La Salerno Classica di Francesco D’Arcangelo continua il suo tour nel parco Archeologico di Paestum con il secondo appuntamento d’autore ospitando il 19 luglio Antonella Ruggiero con l’Ensemble Salerno Classica diretta da Valter Sivilotti
Salerno Classica, dopo il concerto inaugurale che ha visto nell’incantevole cornice di Villa Salati, che ha impreziosito l’estate del comune di Capaccio Paestum, portando la grande musica tra i templi, lanciando un vero e proprio ponte tra la solennità storica delle antiche pietre e il futuro, con il tributo ad Ennio Morricone proposto dal soprano beneventano Daniela Del Monaco con l’Orchestra del Teatro Goldoni di Livorno, diretta da Francesco D’Arcangelo, in doppia veste di direttore artistico della Associazione Gestione Musica, promotrice insieme al comune di Capaccio Paestum, guidato da Franco Alfieri, una rassegna che gode del patrocinio del Ministero della Cultura, della Regione Campania, nonché il sostegno della Bcc Capaccio Paestum Serino e della Fondazione della Comunità Salernitana, che spaziare tra i diversi generi musicali e prestigiosi ospiti, puntando a recuperare i valori della musica in un’ottica di dinamicità, innovazione, esperienza e dialogo, giunge al suo evento clou.

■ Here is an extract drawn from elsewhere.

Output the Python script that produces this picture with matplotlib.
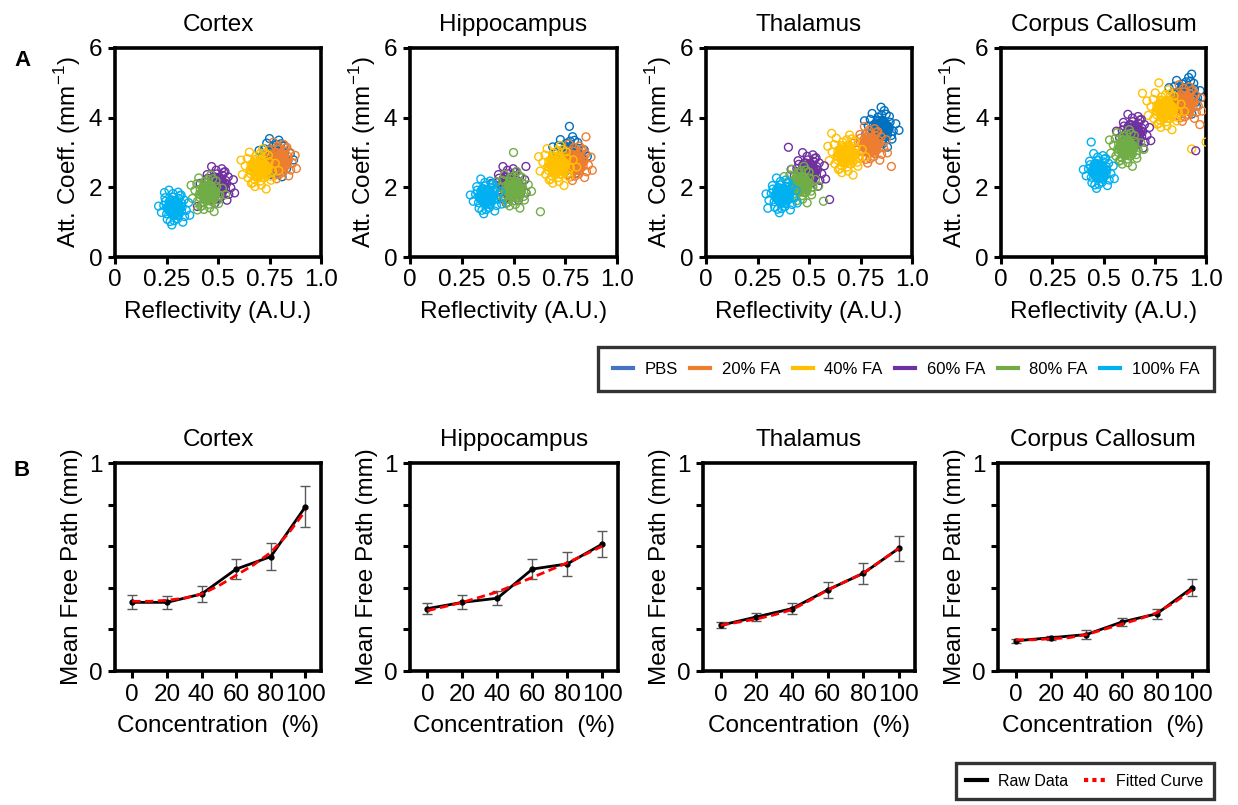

Il cartellone della manifestazione, ospiterà, infatti, venerdì 19 luglio Antonella Ruggiero in Concerto Versatile sostenuta dall’Ensemble Salerno Classica diretto da Valter Sivilotti. Il nome di Antonella Ruggiero, una delle voci più versatili del panorama italiano, ha attraversato gli ultimi venticinque anni della musica italiana; con le sue canzoni ha raccontato e seguito in parallelo l’evoluzione e la traiettoria dei costumi, del gusto del grande pubblico. Prima con i Matia Bazar e poi, dagli anni Novanta, con una carriera solista, tanto variegata quanto di successo, la sua abilità di interprete, intrecciata ad una naturale curiosità, al desiderio di spaziare oltre i confini delle formule e dei linguaggi tradizionali, ha saputo toccare campi e punti virtualmente molto distanti tra loro.
Queste differenti esperienze, venutesi a maturare in questi anni, vengono ora proposte da Antonella in un concerto che tocca tutti i suoi più grandi successi da “Vacanze romane” fino ad arrivare al più recente “Echi d’infinito”, andando così a interpretare in chiave tutta nuova brani che hanno fatto la storia della musica leggera italiana. Ma la carriera di Antonella Ruggiero non si è fermata al pop: negli ultimi anni ha infatti attraversato la musica legata alla cultura religiosa occidentale, indiana e africana per poi spingersi nelle atmosfere di Broadway, il fado portoghese, la canzone d’autore e l’Italia a cavallo fra le due guerre.
Pop, dunque, ma anche musica sacra e musiche dal mondo in questo recital che raggiunge anche i brani di alcuni celebri cantautori italiani, scoprendo però sempre nuove modalità di arrangiamento ed interpretazione.
Il concerto, sarà, quindi, un viaggio in tutti i Sud del mondo, tra nuove culture, nuovi suoni e ritmi che negli anni si sono rivelati vincenti prima con i mitici Matia Bazar, e oggi con nuove contaminazioni popolari tra titoli quali “Balada do Sino” della tradizione portoghese, “Kirie” da una messa Luba africana, la sarda “Non potho reposare” e la friulana “Oh tu stele” e tante altre sorprese fino alla “Guantanamera” cubana.
Finale giovedì 5 settembre con un omaggio a Domenico Modugno, “Volare”, con Peppe Voltarelli protagonista e l’orchestra Sinfonica di Sanremo diretta da Giancarlo de Lorenzo. Un tributo a Domenico Modugno, attore, autore e cantante di successo, uomo del sud ma soprattutto artista a tutto campo, innovatore della canzone italiana e raffinato performer autore di brani memorabili capace di spaziare dalla canzone moderna esistenzialista e socialmente impegnata al canto in dialetto ripercorrendo i sentieri della tradizione popolare esaltando i valori della civiltà contadina e l’amore per la natura. Il repertorio di Domenico Modugno, illustre rappresentante di questa tradizione, che con il suo talento seppe creare le basi per una innovativa poetica culturale, restituendo dignità all’uso del dialetto, diventa per Voltarelli il pretesto per una riflessione autobiografica sul viaggio e sul senso di sradicamento e precarietà di ogni emigrante.